Yes... we are a priviledged culture. A poignant part of this movie was when a kid drew a picture of one of the black students with big fat lips. The teacher gives them a lecture about the holocaust (which most of the students had never heard of before) and tells them of the nazi tactic of creating ads against jews with big noses. They say that they think they will get respect when they die protecting their own... Yet, she says, when they die they will rot in the ground and everyone will go on living. When they die, she says, no one will remember them because all they left behind was hate. This is really not any different from us. When we die, life will go on... what will you be remembered for... will it be your fancy clothes, your nice car... your apathetic attitude towards authority and towards life?? We are all dust and to dust we shall return... What can we hope to be remembered for?

Pastor Rod said in his sermon this morning that the very best compliment we can hope to receive is that we have an excellent spirit, that we have integrity.

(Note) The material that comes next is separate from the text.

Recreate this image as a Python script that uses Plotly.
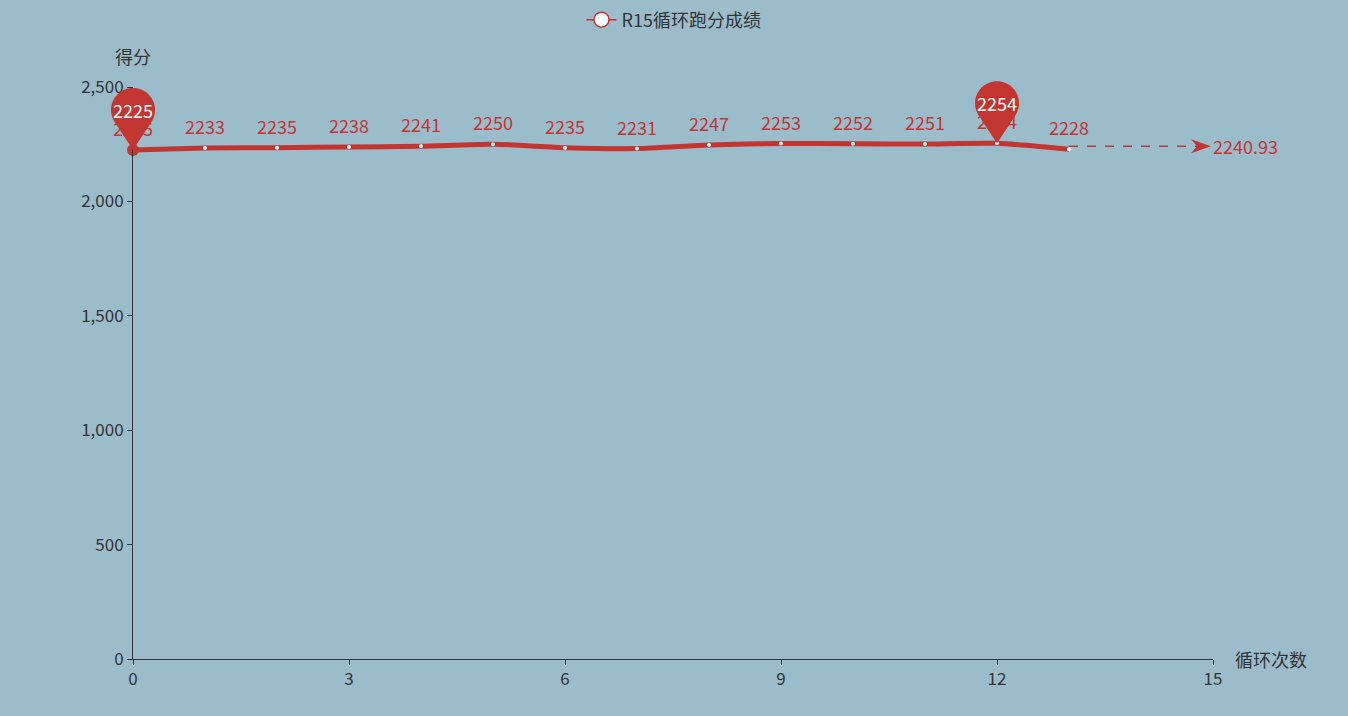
import numpy as np
import plotly.graph_objects as go

x_vals = list(range(14))
scores = [2225, 2233, 2235, 2238, 2241, 2250, 2235, 2231, 2247, 2253, 2252, 2251, 2254, 2228]
series_name = "R15循环跑分成绩"
y_ticks = [0, 500, 1000, 1500, 2000, 2500]
x_ticks = [0, 3, 6, 9, 12, 15]

X_MAX = 15
Y_MAX = 2500

RED = "#c23531"
BG = "#9bbdcb"
AXIS = "#333333"
FONT = "Noto Sans CJK SC, Microsoft YaHei, sans-serif"

avg = float(np.mean(scores))
i_max = int(np.argmax(scores))
i_min = int(np.argmin(scores))

fig = go.Figure()

# main line
fig.add_trace(go.Scatter(
    x=x_vals, y=scores, mode="lines+markers",
    line=dict(color=RED, width=5, shape="spline", smoothing=0.6),
    marker=dict(color="white", size=4, symbol="circle"),
    showlegend=False, cliponaxis=False, hoverinfo="skip",
))

# legend-only trace
fig.add_trace(go.Scatter(
    x=[None], y=[None], mode="lines+markers", name=series_name,
    line=dict(color=RED, width=1.5),
    marker=dict(color="white", size=15, line=dict(color=RED, width=1.5)),
))

# average mark line
fig.add_trace(go.Scatter(
    x=[x_vals[-1], X_MAX], y=[avg, avg], mode="lines",
    line=dict(color=RED, width=1.5, dash="dash"),
    showlegend=False, hoverinfo="skip", cliponaxis=False,
))

shapes = []
# arrow head at end of average line
shapes.append(dict(
    type="path", xref="paper", yref="paper", xsizemode="pixel", ysizemode="pixel",
    xanchor=1.0, yanchor=avg / Y_MAX,
    path="M -2 0 L -22 7 L -16 0 L -22 -7 Z",
    fillcolor=RED, line=dict(width=0),
))

# pins for min and max
def pin_path(r=22, h=40, n=72):
    a = np.arcsin(r / h)
    t0 = -np.pi / 2 + (np.pi / 2 - a)
    t1 = -np.pi / 2 - (np.pi / 2 - a) + 2 * np.pi
    ang = np.linspace(t0, t1, n)
    pts = ["M 0 0"]
    for t in ang:
        pts.append(f"L {r*np.cos(t):.2f} {h + r*np.sin(t):.2f}")
    pts.append("Z")
    return " ".join(pts)

pp = pin_path()
for idx in (i_min, i_max):
    shapes.append(dict(
        type="path", xref="paper", yref="paper", xsizemode="pixel", ysizemode="pixel",
        xanchor=x_vals[idx] / X_MAX, yanchor=scores[idx] / Y_MAX, path=pp,
        fillcolor=RED, line=dict(width=0), layer="above",
    ))

# red dot at first point
fig.add_trace(go.Scatter(
    x=[x_vals[0]], y=[scores[0]], mode="markers",
    marker=dict(color=RED, size=12), showlegend=False, hoverinfo="skip",
    cliponaxis=False,
))

annotations = []
for xv, v in zip(x_vals, scores):
    annotations.append(dict(
        x=xv, y=v, xref="x", yref="y", text=str(v), showarrow=False,
        yshift=22, font=dict(color=RED, size=18, family=FONT),
    ))
for idx in (i_min, i_max):
    annotations.append(dict(
        x=x_vals[idx], y=scores[idx], xref="x", yref="y", text=str(scores[idx]),
        showarrow=False, yshift=40, font=dict(color="white", size=18, family=FONT),
    ))
annotations.append(dict(
    x=X_MAX, y=avg, xref="x", yref="y", text=f"{avg:.2f}", showarrow=False,
    xanchor="left", xshift=-2, font=dict(color=RED, size=18, family=FONT),
))
annotations.append(dict(
    x=0, y=1, xref="x", yref="paper", text="得分", showarrow=False,
    yanchor="bottom", yshift=16, font=dict(color=AXIS, size=18, family=FONT),
))
annotations.append(dict(
    x=X_MAX, y=0, xref="x", yref="y", text="循环次数", showarrow=False,
    xanchor="left", xshift=20, font=dict(color=AXIS, size=18, family=FONT),
))

fig.update_layout(
    width=1348, height=716,
    paper_bgcolor=BG, plot_bgcolor=BG,
    margin=dict(l=133, r=135, t=87, b=57),
    font=dict(family=FONT, color=AXIS, size=16),
    shapes=shapes, annotations=annotations,
    legend=dict(orientation="h", x=0.5, xanchor="center", xref="container",
                y=0.998, yanchor="top", yref="container",
                font=dict(size=18, color=AXIS, family=FONT),
                bgcolor="rgba(0,0,0,0)"),
    xaxis=dict(range=[0, X_MAX], tickvals=x_ticks, showgrid=False, zeroline=False,
               showline=True, linecolor=AXIS, linewidth=1, ticks="outside",
               ticklen=5, tickcolor=AXIS, tickfont=dict(size=17, color=AXIS)),
    yaxis=dict(range=[0, Y_MAX], tickvals=y_ticks, tickformat=",d", showgrid=False,
               zeroline=False, showline=True, linecolor=AXIS, linewidth=1,
               ticks="outside", ticklen=5, tickcolor=AXIS,
               tickfont=dict(size=17, color=AXIS)),
    hovermode=False,
)

fig.write_html(
    "out.html",
    config={"displayModeBar": False},
    post_script="document.body.style.margin='0';document.body.style.overflow='hidden';",
)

The best we can hope to be remembered by is that we lived our life in love and others around us saw God's love thru us. And believe me... not a single one of us is entitled to God's love. We are broken, dirty, messy and sinful... We screw up everyday and we blatantly ignore our call to be people of God... no none of us are entitled to this gift of God's grace... We don't deserve it. But God loves His creation so much that He would die to make us new. If you want to be remembered for something it would be to humbly accept this invitation to be in relationship with God and to wholly give yourself to His service so that people will remember that you showed them Christ through your words... through your actions... through your love.